Cafés vieneses, argentinos, venecianos donde un polaco llamado Kolschitzky inaugura el primer establecimiento dedicado al consumo de unos granos misteriosos. Un café que, en Viena, comienza a filtrarse, porque no les gusta al modo turco repleto de posos, y todavía más importante, a mezclarse con leche. Lo dijo Borges: “El café con leche es una mezcla insuperable”. Pla también lo pintó desde la esquina contraria: “La mediocridad se parece al café con leche”. Martí Monterde reconstruye Europa gracias a sus bares y a la charla entre iguales sin división entre lo público y lo privado. Una escritura pública, oral, entre volutas y azucarillos. Un pálpito de prensa, locales cercanos de alterne, tal o cual ideología, gabinete de trabajo para escritores, golfemia y tragos para todos, tertulias donde la vida va en escuchar al otro o interrumpirle, egos revueltos, miradas largas, pose fina.
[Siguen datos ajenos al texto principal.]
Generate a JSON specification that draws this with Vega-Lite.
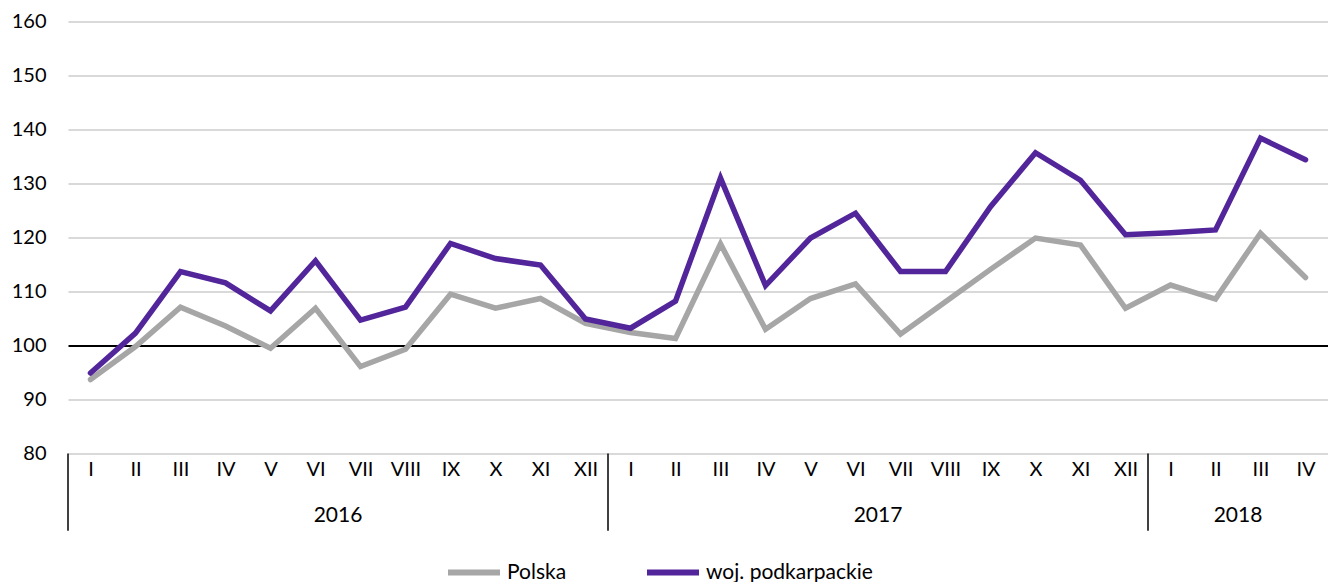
{
  "$schema": "https://vega.github.io/schema/vega-lite/v6.json",
  "width": 1260,
  "height": 432,
  "autosize": {"type": "none"},
  "padding": {"left": 68, "top": 21.5, "right": 0, "bottom": 128.5},
  "background": "white",
  "config": {
    "view": {"stroke": null},
    "font": "Lato",
    "text": {"font": "Lato"}
  },
  "data": {
    "values": [
      {"i": 0, "year": "2016", "m": "I", "series": "Polska", "value": 93.7},
      {"i": 1, "year": "2016", "m": "II", "series": "Polska", "value": 99.8},
      {"i": 2, "year": "2016", "m": "III", "series": "Polska", "value": 107.1},
      {"i": 3, "year": "2016", "m": "IV", "series": "Polska", "value": 103.6},
      {"i": 4, "year": "2016", "m": "V", "series": "Polska", "value": 99.5},
      {"i": 5, "year": "2016", "m": "VI", "series": "Polska", "value": 106.9},
      {"i": 6, "year": "2016", "m": "VII", "series": "Polska", "value": 96.1},
      {"i": 7, "year": "2016", "m": "VIII", "series": "Polska", "value": 99.3},
      {"i": 8, "year": "2016", "m": "IX", "series": "Polska", "value": 109.5},
      {"i": 9, "year": "2016", "m": "X", "series": "Polska", "value": 106.9},
      {"i": 10, "year": "2016", "m": "XI", "series": "Polska", "value": 108.7},
      {"i": 11, "year": "2016", "m": "XII", "series": "Polska", "value": 104.1},
      {"i": 12, "year": "2017", "m": "I", "series": "Polska", "value": 102.4},
      {"i": 13, "year": "2017", "m": "II", "series": "Polska", "value": 101.3},
      {"i": 14, "year": "2017", "m": "III", "series": "Polska", "value": 118.8},
      {"i": 15, "year": "2017", "m": "IV", "series": "Polska", "value": 103.0},
      {"i": 16, "year": "2017", "m": "V", "series": "Polska", "value": 108.7},
      {"i": 17, "year": "2017", "m": "VI", "series": "Polska", "value": 111.4},
      {"i": 18, "year": "2017", "m": "VII", "series": "Polska", "value": 102.1},
      {"i": 19, "year": "2017", "m": "VIII", "series": "Polska", "value": 108.1},
      {"i": 20, "year": "2017", "m": "IX", "series": "Polska", "value": 114.1},
      {"i": 21, "year": "2017", "m": "X", "series": "Polska", "value": 119.9},
      {"i": 22, "year": "2017", "m": "XI", "series": "Polska", "value": 118.6},
      {"i": 23, "year": "2017", "m": "XII", "series": "Polska", "value": 106.9},
      {"i": 24, "year": "2018", "m": "I", "series": "Polska", "value": 111.2},
      {"i": 25, "year": "2018", "m": "II", "series": "Polska", "value": 108.6},
      {"i": 26, "year": "2018", "m": "III", "series": "Polska", "value": 120.8},
      {"i": 27, "year": "2018", "m": "IV", "series": "Polska", "value": 112.6},
      {"i": 0, "year": "2016", "m": "I", "series": "woj. podkarpackie", "value": 94.9},
      {"i": 1, "year": "2016", "m": "II", "series": "woj. podkarpackie", "value": 102.3},
      {"i": 2, "year": "2016", "m": "III", "series": "woj. podkarpackie", "value": 113.7},
      {"i": 3, "year": "2016", "m": "IV", "series": "woj. podkarpackie", "value": 111.6},
      {"i": 4, "year": "2016", "m": "V", "series": "woj. podkarpackie", "value": 106.4},
      {"i": 5, "year": "2016", "m": "VI", "series": "woj. podkarpackie", "value": 115.7},
      {"i": 6, "year": "2016", "m": "VII", "series": "woj. podkarpackie", "value": 104.7},
      {"i": 7, "year": "2016", "m": "VIII", "series": "woj. podkarpackie", "value": 107.1},
      {"i": 8, "year": "2016", "m": "IX", "series": "woj. podkarpackie", "value": 118.9},
      {"i": 9, "year": "2016", "m": "X", "series": "woj. podkarpackie", "value": 116.1},
      {"i": 10, "year": "2016", "m": "XI", "series": "woj. podkarpackie", "value": 114.9},
      {"i": 11, "year": "2016", "m": "XII", "series": "woj. podkarpackie", "value": 104.9},
      {"i": 12, "year": "2017", "m": "I", "series": "woj. podkarpackie", "value": 103.2},
      {"i": 13, "year": "2017", "m": "II", "series": "woj. podkarpackie", "value": 108.2},
      {"i": 14, "year": "2017", "m": "III", "series": "woj. podkarpackie", "value": 131.0},
      {"i": 15, "year": "2017", "m": "IV", "series": "woj. podkarpackie", "value": 111.1},
      {"i": 16, "year": "2017", "m": "V", "series": "woj. podkarpackie", "value": 119.9},
      {"i": 17, "year": "2017", "m": "VI", "series": "woj. podkarpackie", "value": 124.5},
      {"i": 18, "year": "2017", "m": "VII", "series": "woj. podkarpackie", "value": 113.7},
      {"i": 19, "year": "2017", "m": "VIII", "series": "woj. podkarpackie", "value": 113.7},
      {"i": 20, "year": "2017", "m": "IX", "series": "woj. podkarpackie", "value": 125.7},
      {"i": 21, "year": "2017", "m": "X", "series": "woj. podkarpackie", "value": 135.7},
      {"i": 22, "year": "2017", "m": "XI", "series": "woj. podkarpackie", "value": 130.6},
      {"i": 23, "year": "2017", "m": "XII", "series": "woj. podkarpackie", "value": 120.5},
      {"i": 24, "year": "2018", "m": "I", "series": "woj. podkarpackie", "value": 120.9},
      {"i": 25, "year": "2018", "m": "II", "series": "woj. podkarpackie", "value": 121.4},
      {"i": 26, "year": "2018", "m": "III", "series": "woj. podkarpackie", "value": 138.4},
      {"i": 27, "year": "2018", "m": "IV", "series": "woj. podkarpackie", "value": 134.4}
    ]
  },
  "layer": [
    {
      "mark": {"type": "line", "strokeWidth": 5.5, "strokeCap": "round", "clip": false},
      "encoding": {
        "x": {
          "field": "i",
          "type": "quantitative",
          "scale": {"domain": [-0.5, 27.5], "nice": false, "zero": false},
          "axis": {
            "values": [0,1,2,3,4,5,6,7,8,9,10,11,12,13,14,15,16,17,18,19,20,21,22,23,24,25,26,27],
            "labelExpr": "['I','II','III','IV','V','VI','VII','VIII','IX','X','XI','XII'][datum.value % 12]",
            "domain": false,
            "ticks": false,
            "grid": false,
            "title": null,
            "labelFont": "Lato",
            "labelFontSize": 20,
            "labelColor": "#000000",
            "labelPadding": 6,
            "labelFlush": false,
            "labelOverlap": false
          }
        },
        "y": {
          "field": "value",
          "type": "quantitative",
          "scale": {"domain": [80, 160], "nice": false, "zero": false},
          "axis": {
            "values": [80, 90, 100, 110, 120, 130, 140, 150, 160],
            "domain": false,
            "ticks": false,
            "title": null,
            "labelFont": "Lato",
            "labelFontSize": 20,
            "labelColor": "#000000",
            "labelPadding": 22,
            "gridColor": {"condition": {"test": "datum.value === 100", "value": "#000000"}, "value": "#d9d9d9"},
            "gridWidth": 2
          }
        },
        "color": {
          "field": "series",
          "type": "nominal",
          "scale": {"domain": ["Polska", "woj. podkarpackie"], "range": ["#a6a6a6", "#52259a"]},
          "legend": {
            "orient": "none",
            "legendX": 377,
            "legendY": 522,
            "direction": "horizontal",
            "title": null,
            "symbolType": "stroke",
            "symbolSize": 2704,
            "symbolStrokeWidth": 6,
            "labelFont": "Lato",
            "labelFontSize": 21,
            "labelColor": "#000000",
            "labelOffset": 4,
            "labelLimit": 400,
            "columnPadding": 68
          }
        }
      }
    },
    {
      "transform": [
        {"aggregate": [{"op": "min", "field": "i", "as": "first"}], "groupby": ["year"]},
        {"calculate": "datum.first - 0.5", "as": "edge"}
      ],
      "mark": {"type": "rule", "color": "#000000", "strokeWidth": 1.5, "clip": false},
      "encoding": {
        "x": {"field": "edge", "type": "quantitative"},
        "y": {"datum": 80},
        "y2": {"datum": 65.7}
      }
    },
    {
      "transform": [
        {"aggregate": [{"op": "mean", "field": "i", "as": "mid"}], "groupby": ["year"]}
      ],
      "mark": {"type": "text", "fontSize": 21, "font": "Lato", "color": "#000000", "baseline": "middle", "clip": false},
      "encoding": {
        "x": {"field": "mid", "type": "quantitative"},
        "y": {"datum": 68.4},
        "text": {"field": "year"}
      }
    }
  ]
}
Lo fijó Gómez de la Serna: “El Café es la vida interior de la ciudad como ciudad; es el parlamento desinteresado, la comprobación de la vida en mil ángulos de la urbe”. Martí Monterde cincela una joya lenta, paciente, cuyos destellos son una oportunidad conjunta de mejora, crucial a estas latitudes. Poética del Café (Hurtado & Ortega) es una renovación filosófica, una rebeldía artística, un talismán frente amenazas y el mayor debate civilizatorio imaginable. Tal polifonía, ajena a ecos y en las voces puras, crece en el pecho como un catarro o un amor, según la argumentación de cada individuo, ajeno a autoridades provisionales. El contrapoder vuelve a ser pensar en voz alta, lo que poco hacen hoy en los periódicos, embridado de asiduidad y buen talante. Una novela, comienza en cada línea, por ejemplo esta: “Los prostíbulos iban desapareciendo, y siempre que uno de ellos cerraba sus puertas, se producía la apertura de un nuevo cafetín”. Burguesía, venalidad del cuerpo, conducta intachable solo para la galería, frufrú cálido.